_Instruction_. Reproduce exactly the lines below, from the first through the one containing "import seaborn as sns", and nothing more.

══ Collected material

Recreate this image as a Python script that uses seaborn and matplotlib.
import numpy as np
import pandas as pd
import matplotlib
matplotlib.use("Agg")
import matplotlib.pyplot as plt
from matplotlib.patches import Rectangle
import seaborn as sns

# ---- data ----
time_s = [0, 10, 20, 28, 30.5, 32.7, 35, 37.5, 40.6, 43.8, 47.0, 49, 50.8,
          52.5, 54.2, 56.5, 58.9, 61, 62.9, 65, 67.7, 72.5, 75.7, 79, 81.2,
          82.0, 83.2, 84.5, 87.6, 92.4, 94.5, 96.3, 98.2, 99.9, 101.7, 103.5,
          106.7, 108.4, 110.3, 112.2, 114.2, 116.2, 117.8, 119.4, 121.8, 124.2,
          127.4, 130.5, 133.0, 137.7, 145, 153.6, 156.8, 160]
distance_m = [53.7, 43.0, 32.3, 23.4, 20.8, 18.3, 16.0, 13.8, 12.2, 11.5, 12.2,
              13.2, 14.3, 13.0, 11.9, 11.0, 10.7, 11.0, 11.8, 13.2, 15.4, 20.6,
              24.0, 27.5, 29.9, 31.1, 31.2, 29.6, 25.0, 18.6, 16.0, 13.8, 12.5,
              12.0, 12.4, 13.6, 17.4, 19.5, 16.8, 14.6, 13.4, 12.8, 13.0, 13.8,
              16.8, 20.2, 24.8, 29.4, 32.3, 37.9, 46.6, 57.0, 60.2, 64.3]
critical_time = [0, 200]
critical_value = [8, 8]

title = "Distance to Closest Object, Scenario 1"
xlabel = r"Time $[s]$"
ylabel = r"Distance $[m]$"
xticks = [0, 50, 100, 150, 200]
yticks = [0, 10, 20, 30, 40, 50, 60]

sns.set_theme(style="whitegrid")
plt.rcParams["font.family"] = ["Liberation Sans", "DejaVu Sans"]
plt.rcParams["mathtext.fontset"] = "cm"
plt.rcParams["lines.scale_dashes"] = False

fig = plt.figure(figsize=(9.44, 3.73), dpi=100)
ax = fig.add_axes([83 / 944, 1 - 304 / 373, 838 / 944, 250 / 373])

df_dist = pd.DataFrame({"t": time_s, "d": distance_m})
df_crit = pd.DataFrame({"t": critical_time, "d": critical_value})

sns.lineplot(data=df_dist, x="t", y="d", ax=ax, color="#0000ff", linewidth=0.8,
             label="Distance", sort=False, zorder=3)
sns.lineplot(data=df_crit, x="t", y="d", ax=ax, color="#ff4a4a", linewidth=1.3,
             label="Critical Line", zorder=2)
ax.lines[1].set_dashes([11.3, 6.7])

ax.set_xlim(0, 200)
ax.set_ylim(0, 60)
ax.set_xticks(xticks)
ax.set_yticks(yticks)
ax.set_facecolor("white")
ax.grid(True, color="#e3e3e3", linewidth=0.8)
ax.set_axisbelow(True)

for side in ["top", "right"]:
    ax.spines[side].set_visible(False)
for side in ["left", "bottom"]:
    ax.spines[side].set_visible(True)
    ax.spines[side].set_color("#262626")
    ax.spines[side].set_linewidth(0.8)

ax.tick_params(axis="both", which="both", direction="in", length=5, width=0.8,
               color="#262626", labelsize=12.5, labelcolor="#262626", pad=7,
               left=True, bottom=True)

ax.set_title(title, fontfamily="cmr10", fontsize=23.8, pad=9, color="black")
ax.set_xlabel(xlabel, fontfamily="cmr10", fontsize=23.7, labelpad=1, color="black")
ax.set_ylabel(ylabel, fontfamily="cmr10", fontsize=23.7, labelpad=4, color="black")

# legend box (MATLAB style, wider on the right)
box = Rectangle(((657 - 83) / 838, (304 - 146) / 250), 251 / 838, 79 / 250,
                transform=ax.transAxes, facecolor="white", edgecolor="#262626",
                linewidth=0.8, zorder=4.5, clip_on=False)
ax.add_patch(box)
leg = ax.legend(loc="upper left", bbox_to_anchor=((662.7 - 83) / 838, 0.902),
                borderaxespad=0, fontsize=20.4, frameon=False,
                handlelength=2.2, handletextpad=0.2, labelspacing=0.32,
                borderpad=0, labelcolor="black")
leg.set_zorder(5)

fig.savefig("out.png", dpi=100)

════

_Result of this task_.
Recreate this image as a Python script that uses seaborn and matplotlib.
import numpy as np
import pandas as pd
import matplotlib
matplotlib.use("Agg")
import matplotlib.pyplot as plt
from matplotlib.patches import Rectangle
import seaborn as sns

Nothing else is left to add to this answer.